2Benedict XVI, ‘Meeting with the Representatives of Some Muslim Communities’, Cologne, 20 August 2005.

 

3Eugenio Montale, Cuttlefish Bones, tr. By Jonathan Galassi, Ploughshares 11 (1985) 4, pp. 43-47, available at htts://www.jstor.org/stable/40351523.

 

4Cf. Francesco Botturi, ‘Secolarizzazione e laicità’, in Pierpaolo Donati (ed.), Laicità: la ricerca dell’universale nelle differenze (Il Mulino, Bologna, 2008), pp. 295-337.

 

5Cf.
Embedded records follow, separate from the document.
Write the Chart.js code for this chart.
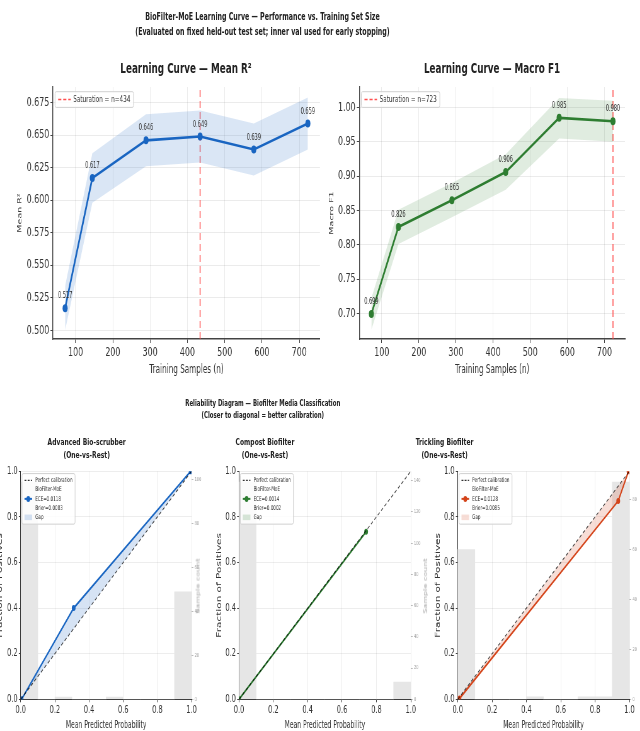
<!DOCTYPE html>
<html>
<head>
<meta charset="utf-8">
<script src="https://cdn.jsdelivr.net/npm/chart.js@4.4.1/dist/chart.umd.min.js"></script>
<style>
html, body { margin: 0; padding: 0; overflow: hidden; background: #fff; width: 640px; height: 731px; }
#stage { position: absolute; left: 0; top: 0; width: 1016px; height: 731px; transform: scaleX(0.63); transform-origin: 0 0; font-family: 'DejaVu Sans', sans-serif; color: #222; }
#stage canvas { position: absolute; }
.t { position: absolute; transform: translateX(-50%); text-align: center; white-space: pre; font-weight: bold; }
.side { position: absolute; transform: translate(-50%, -50%) rotate(-90deg); white-space: pre; color: #aaa; font-size: 8px; }
</style>
</head>
<body>
<div id="stage">
  <div class="t" style="left:416.7px;top:9px;font-size:10px;line-height:15px">BioFilter-MoE Learning Curve — Performance vs. Training Set Size
(Evaluated on fixed held-out test set; inner val used for early stopping)</div>
  <div class="t" style="left:295.2px;top:59.5px;font-size:14px;line-height:16px">Learning Curve — Mean R²</div>
  <div class="t" style="left:781px;top:59.5px;font-size:14px;line-height:16px">Learning Curve — Macro F1</div>
  <div class="t" style="left:417.1px;top:396.5px;font-size:8.6px;line-height:12.3px">Reliability Diagram — Biofilter Media Classification
(Closer to diagonal = better calibration)</div>
  <div class="t" style="left:137.6px;top:436.4px;font-size:9.5px;line-height:12.2px">Advanced Bio-scrubber
(One-vs-Rest)</div>
  <div class="t" style="left:420.6px;top:436.4px;font-size:9.5px;line-height:12.2px">Compost Biofilter
(One-vs-Rest)</div>
  <div class="t" style="left:705.7px;top:436.4px;font-size:9.5px;line-height:12.2px">Trickling Biofilter
(One-vs-Rest)</div>

  <canvas id="lcR2" width="520" height="325" style="left:0px;top:60px"></canvas>
  <canvas id="lcF1" width="482" height="325" style="left:520px;top:60px"></canvas>
  <canvas id="relA" width="344" height="275" style="left:-12px;top:463px"></canvas>
  <canvas id="relB" width="345" height="275" style="left:335px;top:463px"></canvas>
  <canvas id="relC" width="345" height="275" style="left:682px;top:463px"></canvas>

  <div class="side" style="left:314.8px;top:586px">Sample count</div>
  <div class="side" style="left:676.2px;top:586px">Sample count</div>
  <div class="side" style="left:1026px;top:586px">Sample count</div>
</div>

<script>
// learning curve data
const trainN = [72, 145, 289, 434, 578, 723];
const r2Mean = [0.517, 0.617, 0.646, 0.649, 0.639, 0.659];
const r2Upper = [0.534, 0.636, 0.666, 0.669, 0.659, 0.679];
const r2Lower = [0.500, 0.598, 0.626, 0.629, 0.619, 0.639];
const f1Mean = [0.699, 0.826, 0.865, 0.906, 0.985, 0.980];
const f1Upper = [0.722, 0.851, 0.890, 0.932, 1.014, 1.010];
const f1Lower = [0.676, 0.801, 0.840, 0.880, 0.955, 0.950];
const r2Saturation = 434;
const f1Saturation = 723;

// reliability data
const diagX = [0, 1];
const diagY = [0, 1];
const binCenters = [0.05, 0.15, 0.25, 0.35, 0.45, 0.55, 0.65, 0.75, 0.85, 0.95];
const scrubberProb = [0.005, 0.31, 0.995];
const scrubberFrac = [0.0, 0.40, 1.0];
const scrubberCounts = [99, 0, 1, 0, 0, 1, 0, 0, 0, 49];
const compostProb = [0.0, 0.74];
const compostFrac = [0.0, 0.735];
const compostCounts = [139, 0, 0, 0, 0, 0, 0, 0, 0, 11];
const tricklingProb = [0.01, 0.935, 0.995];
const tricklingFrac = [0.003, 0.87, 1.0];
const tricklingCounts = [60, 0, 0, 0, 1, 0, 0, 1, 1, 87];

Chart.defaults.font.family = "'DejaVu Sans', sans-serif";
Chart.defaults.color = '#333';

const pts = (xs, ys) => xs.map((x, i) => ({ x, y: ys[i] }));

const valueLabels = {
    id: 'valueLabels',
    afterDatasetsDraw(chart, args, o) {
        const { ctx } = chart;
        chart.data.datasets.forEach((ds, i) => {
            if (!ds.valueLabels) return;
            const meta = chart.getDatasetMeta(i);
            ctx.save();
            ctx.font = `${o.size || 8}px 'DejaVu Sans'`;
            ctx.fillStyle = '#333';
            ctx.textAlign = 'center';
            ctx.textBaseline = 'middle';
            meta.data.forEach((pt, j) => ctx.fillText(ds.data[j].y.toFixed(3), pt.x, pt.y - (o.offset || 12)));
            ctx.restore();
        });
    }
};

const boxLegend = {
    id: 'boxLegend',
    afterDraw(chart, args, o) {
        if (!o.items) return;
        const { ctx, chartArea } = chart;
        ctx.save();
        ctx.font = `${o.size}px 'DejaVu Sans'`;
        const lh = o.size * o.lineGap;
        let rows = 0, tw = 0;
        o.items.forEach(it => it.text.forEach(t => { rows++; tw = Math.max(tw, ctx.measureText(t).width); }));
        const x0 = chartArea.left + o.dx, y0 = chartArea.top + o.dy;
        const w = o.pad + o.handle + o.gap + tw + o.pad;
        const h = o.padY * 2 + rows * lh;
        ctx.fillStyle = 'rgba(255,255,255,0.82)';
        ctx.strokeStyle = '#d0d0d0';
        ctx.lineWidth = 1;
        ctx.beginPath();
        ctx.roundRect(x0, y0, w, h, 2);
        ctx.fill();
        ctx.stroke();
        let r = 0;
        o.items.forEach(it => {
            const cy = y0 + o.padY + lh * (r + it.text.length / 2);
            const hx = x0 + o.pad;
            if (it.patch) {
                ctx.fillStyle = it.patch;
                ctx.fillRect(hx, cy - lh * 0.3, o.handle, lh * 0.6);
            } else {
                ctx.strokeStyle = it.color;
                ctx.lineWidth = it.width;
                ctx.setLineDash(it.dash || []);
                ctx.beginPath();
                ctx.moveTo(hx, cy);
                ctx.lineTo(hx + o.handle, cy);
                ctx.stroke();
                ctx.setLineDash([]);
                if (it.marker) {
                    ctx.fillStyle = it.color;
                    ctx.beginPath();
                    ctx.arc(hx + o.handle / 2, cy, it.marker, 0, Math.PI * 2);
                    ctx.fill();
                }
            }
            ctx.fillStyle = '#333';
            ctx.textBaseline = 'middle';
            ctx.textAlign = 'left';
            it.text.forEach((t, k) => ctx.fillText(t, hx + o.handle + o.gap, y0 + o.padY + lh * (r + k + 0.5)));
            r += it.text.length;
        });
        ctx.restore();
    }
};

Chart.register(valueLabels, boxLegend);

const lcXMin = 39.5, lcXMax = 755.5;

function learningChart(id, mean, upper, lower, satN, color, band, yMin, yMax, step, digits, yTitle, yAxisW, yTitlePad, padRight) {
    return new Chart(document.getElementById(id), {
        type: 'line',
        data: {
            datasets: [
                { data: pts(trainN, lower), borderWidth: 0, pointRadius: 0, fill: false },
                { data: pts(trainN, upper), borderWidth: 0, backgroundColor: band, pointRadius: 0, fill: '-1' },
                { data: pts(trainN, mean), borderColor: color, backgroundColor: color, borderWidth: 2.6, pointRadius: 4, pointBorderWidth: 0, fill: false, valueLabels: true },
                { data: [{ x: satN, y: yMin }, { x: satN, y: yMax }], borderColor: 'rgba(255,70,70,0.85)', borderDash: [7, 4], borderWidth: 1.6, pointRadius: 0, fill: false }
            ]
        },
        options: {
            responsive: false,
            animation: false,
            layout: { padding: { left: 0, top: 27, right: padRight, bottom: 0 } },
            plugins: {
                legend: { display: false },
                tooltip: { enabled: false },
                valueLabels: { size: 8, offset: 12 },
                boxLegend: {
                    size: 9, lineGap: 1.3, pad: 5, padY: 2, handle: 20, gap: 4, dx: 3.2, dy: 4.7,
                    items: [{ text: [`Saturation = n=${satN}`], color: 'rgba(255,60,60,0.9)', width: 1.6, dash: [5, 3] }]
                }
            },
            scales: {
                x: {
                    type: 'linear', min: lcXMin, max: lcXMax,
                    afterFit: s => { s.height = 46; },
                    ticks: { stepSize: 100, includeBounds: false, font: { size: 12.5 }, color: '#333', padding: 2, maxRotation: 0 },
                    grid: { color: 'rgba(0,0,0,0.08)', tickColor: '#444', tickLength: 4 },
                    border: { color: '#444', width: 1.4 },
                    title: { display: true, text: 'Training Samples (n)', font: { size: 11.5 }, color: '#333', padding: { top: 0, bottom: 8 } }
                },
                y: {
                    min: yMin, max: yMax,
                    afterFit: s => { s.width = yAxisW; },
                    ticks: { stepSize: step, includeBounds: false, font: { size: 12.5 }, color: '#333', padding: 2, callback: v => v.toFixed(digits) },
                    grid: { color: 'rgba(0,0,0,0.08)', tickColor: '#444', tickLength: 4 },
                    border: { color: '#444', width: 1.4 },
                    title: { display: true, text: yTitle, font: { size: 9.5 }, color: '#333', padding: { top: yTitlePad, bottom: 0 } }
                }
            }
        }
    });
}

learningChart('lcR2', r2Mean, r2Upper, r2Lower, r2Saturation, '#1a66c2', 'rgba(26,102,194,0.16)',
    0.4933, 0.687, 0.025, 3, 'Mean R²', 84.1, 26, 12.1);
learningChart('lcF1', f1Mean, f1Upper, f1Lower, f1Saturation, '#2e7d32', 'rgba(46,125,50,0.15)',
    0.6625, 1.030, 0.05, 2, 'Macro F1', 50.3, 0.8, 9.9);

function reliabilityChart(id, probs, fracs, counts, countMax, color, fillColor, ece, brier, yAxisW, yTitlePad) {
    return new Chart(document.getElementById(id), {
        type: 'line',
        data: {
            datasets: [
                { data: pts(diagX, diagY), borderColor: 'rgba(0,0,0,0.75)', borderDash: [4, 3], borderWidth: 1.1, pointRadius: 0, fill: false },
                { data: pts(probs, fracs), borderColor: color, backgroundColor: fillColor, borderWidth: 2, pointRadius: 3, pointBackgroundColor: color, pointBorderWidth: 0, fill: { target: 0 } },
                { type: 'bar', data: pts(binCenters, counts), yAxisID: 'y2', backgroundColor: '#e6e6e6', barPercentage: 1, categoryPercentage: 1, order: 10 }
            ]
        },
        options: {
            responsive: false,
            animation: false,
            layout: { padding: { left: 0, top: 8, right: 0, bottom: 0 } },
            plugins: {
                legend: { display: false },
                tooltip: { enabled: false },
                boxLegend: {
                    size: 6.5, lineGap: 1.42, pad: 4, padY: 2.2, handle: 12, gap: 5, dx: 2, dy: 2.3,
                    items: [
                        { text: ['Perfect calibration'], color: 'rgba(0,0,0,0.8)', width: 1.1, dash: [3, 2] },
                        { text: ['BioFilter-MoE', `ECE=${ece}`, `Brier=${brier}`], color: color, width: 2, marker: 3 },
                        { text: ['Gap'], patch: fillColor }
                    ]
                }
            },
            scales: {
                x: {
                    type: 'linear', min: 0, max: 1, offset: false,
                    afterFit: s => { s.height = 38.7; },
                    ticks: { stepSize: 0.2, font: { size: 10.5 }, color: '#333', padding: 2, maxRotation: 0, callback: v => v.toFixed(1) },
                    grid: { offset: false, color: 'rgba(0,0,0,0.07)', tickColor: '#444', tickLength: 3 },
                    border: { color: '#333', width: 1 },
                    title: { display: true, text: 'Mean Predicted Probability', font: { size: 9.6 }, color: '#333', padding: { top: 0, bottom: 6.5 } }
                },
                y: {
                    position: 'left', min: 0, max: 1,
                    afterFit: s => { s.width = yAxisW; },
                    ticks: { stepSize: 0.2, font: { size: 10.5 }, color: '#333', padding: 2, callback: v => v.toFixed(1) },
                    grid: { color: 'rgba(0,0,0,0.07)', tickColor: '#444', tickLength: 3 },
                    border: { color: '#333', width: 1 },
                    title: { display: true, text: 'Fraction of Positives', font: { size: 10.5 }, color: '#333', padding: { top: yTitlePad, bottom: 0 } }
                },
                y2: {
                    position: 'right', min: 0, max: countMax,
                    afterFit: s => { s.width = 28; },
                    ticks: { stepSize: 20, includeBounds: false, font: { size: 5.5 }, color: '#999', padding: 2 },
                    grid: { drawOnChartArea: false, tickColor: '#bbb', tickLength: 3 },
                    border: { display: false }
                }
            }
        }
    });
}

reliabilityChart('relA', scrubberProb, scrubberFrac, scrubberCounts, 103.95, '#1a66c2', 'rgba(26,102,194,0.18)', '0.0118', '0.0083', 44.9, 6);
reliabilityChart('relB', compostProb, compostFrac, compostCounts, 145.95, '#2e7d32', 'rgba(46,125,50,0.18)', '0.0014', '0.0002', 44.4, 7.4);
reliabilityChart('relC', tricklingProb, tricklingFrac, tricklingCounts, 91.35, '#d4441a', 'rgba(212,68,26,0.18)', '0.0128', '0.0085', 44.5, 7.4);
</script>
</body>
</html>
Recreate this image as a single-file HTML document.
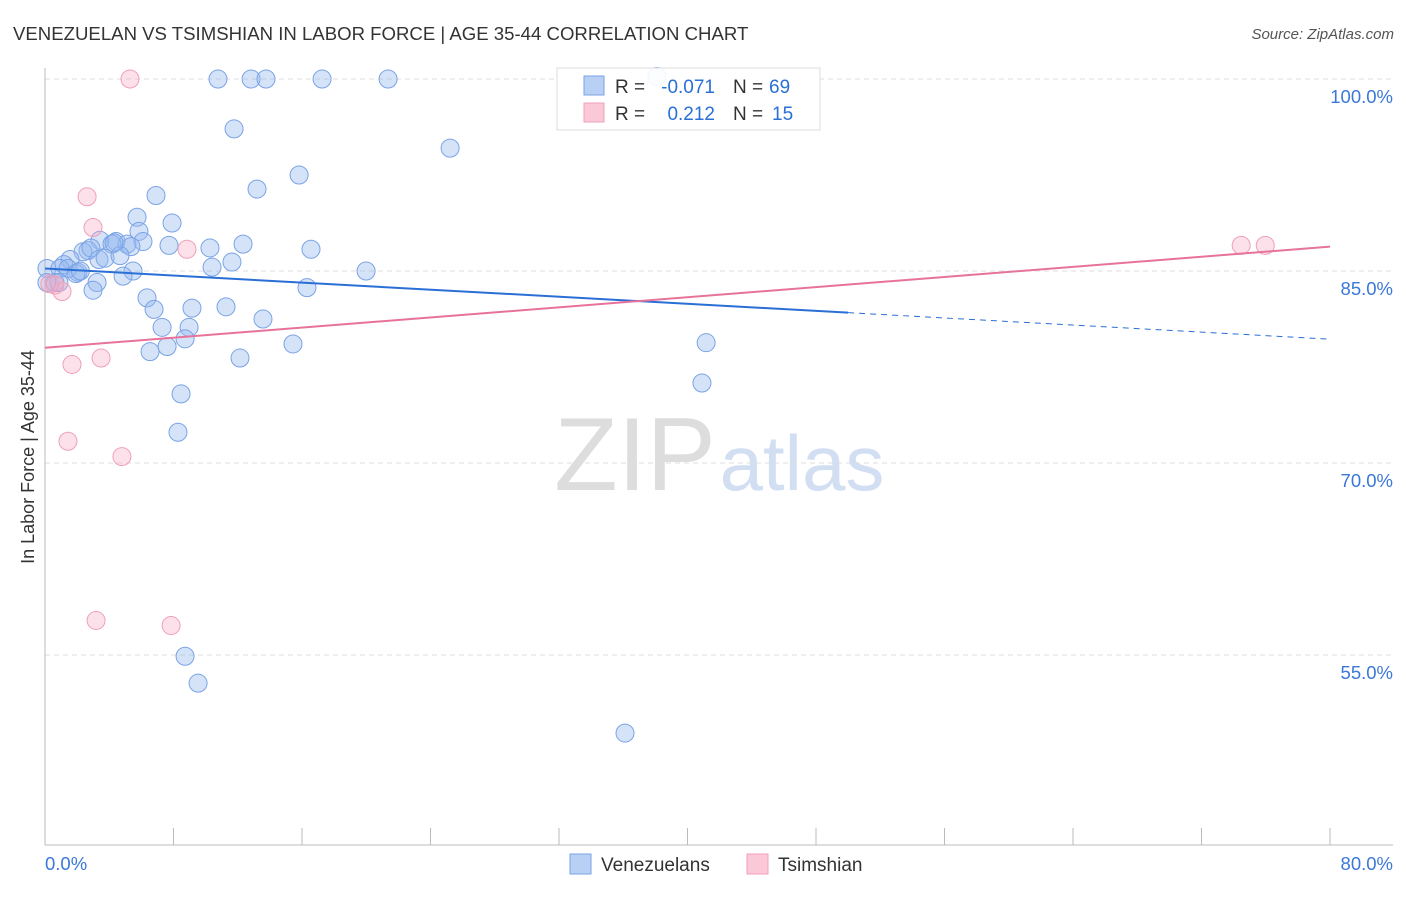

Angelo Scola, ‘La solidarietà esigenza etica e speranza spirituale?’, in La Rivista del Clero Italiano 93 (2012) n. 3, pp. 168-182.

 

6Benedict XVI recently stated at the general assembly of the Italian Bishops’ Conference: ‘The heart of the crisis that is damaging Europe – a spiritual and moral crisis – can be identified in this neglect; this lack of openness to the Transcendent’: Benedict XVI, ‘Address to the General Assembly of the Italian Episcopal Conference’, Rome, 24 May 2012.

 

7Dariush Shayegan, Les illusions de l’identité (Éditions du Felin, Paris, 1992), quoted in Khaled Fouad Allam, L’Islam globale (Rizzoli, Milan, 2002), p. 79.

 

8Augusto Del Noce, Posizioni del cattolico, unpublished manuscript of December 1913, now published in Augusto del Noce, Scritti politici 1930-1950, edited by Tommaso Dell’Era (Rubbettino, Soveria Mannelli, 2001), p. 186.

 

9On these subjects I take the liberty of referring to: Angelo Scola, Una nuova laicità. Temi per una società plurale (Marsilio, Venezia, 2007); Buone ragioni per la vita in comune. Religioni, politica, economia (Mondadori, Milan, 2010); and ‘La società plurale. Prospettiva teologica’, in Gabriel Richi Alberti (ed.), Pensare la società plurale (Marcianum Press, Venice 2010), pp. 7-22.